8 Discussion and conclusions

This paper briefly describes the botanical characteristics, origin and distribution of Tagetes minuta L. and discusses the findings on the reasons for the development and naturalization of the plant in the Southeast Tibet Autonomous Region. From the perspective of invasion ecology, the invasion mechanism that enables its rapid expansion is analyzed by exploring its unique biological characteristics. Based on previous studies and using the MaxEnt model to simulate the potential future distribution of this plant in the Tibet Autonomous Region, it can be found that this species can further expand its distribution under the influence of climate change. Such an invasive species may threaten the security of the plateau ecosystem in the future. However, the basic situation investigation on the biological and physiological-ecological characteristics of the invasion of Tagetes minuta L., whether it causes an ecological disturbance, and its harm in China is far from adequate. Relevant prevention and management strategies are lacking. Whether the invasion of exotic plants can be successful depends largely on the degree of attention and the prevention and control measures taken. Research on Tagetes minuta L. should be started as soon as possible.
Since Tagetes minuta L. has a long history of research abroad and is considered a resourceful cash crop by many countries, this paper reviews its rich economic value. Therefore, the resource utilization of this plant in China is a natural and effective prevention and management measure.

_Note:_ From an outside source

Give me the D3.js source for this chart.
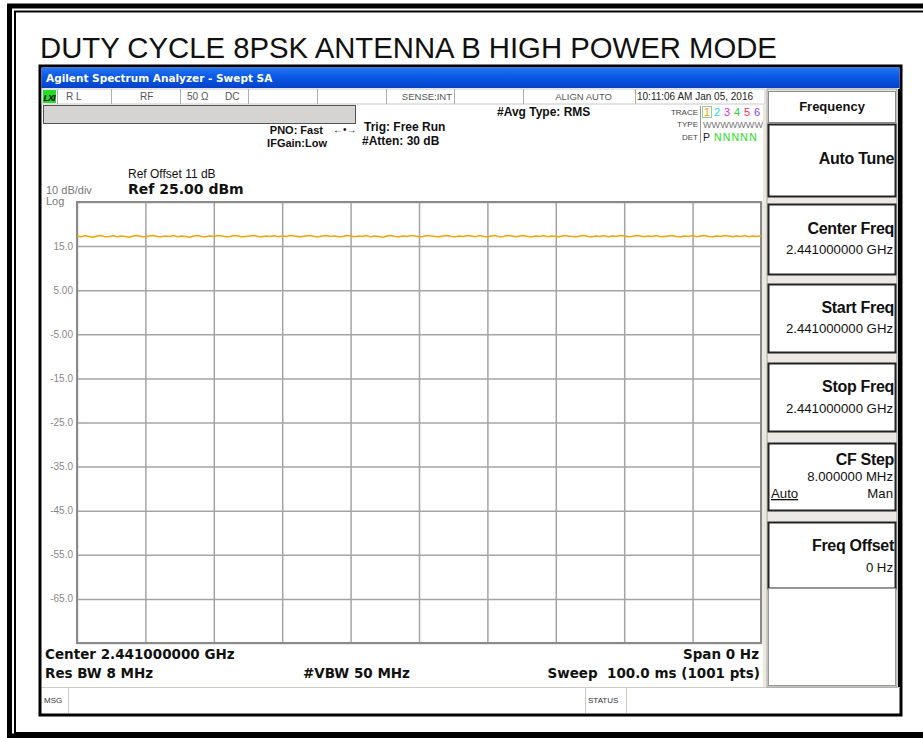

At present, for the prevention and control of this plant, the Tibet Autonomous Region mainly adopts administrative measures to mobilize villagers to manage the plant by physical elimination methods such as excision. Experimental studies conducted in China have not proposed systematic and effective chemical and biological prevention and control methods. Therefore, considering the economic characteristics of this species and foreign experience, we suggest adding this herb to the production of Tibetan incense as an aromatic plant, which can not only solve the problem of insufficient supply of raw materials for Tibetan incense but also control the disorderly expansion of plant populations.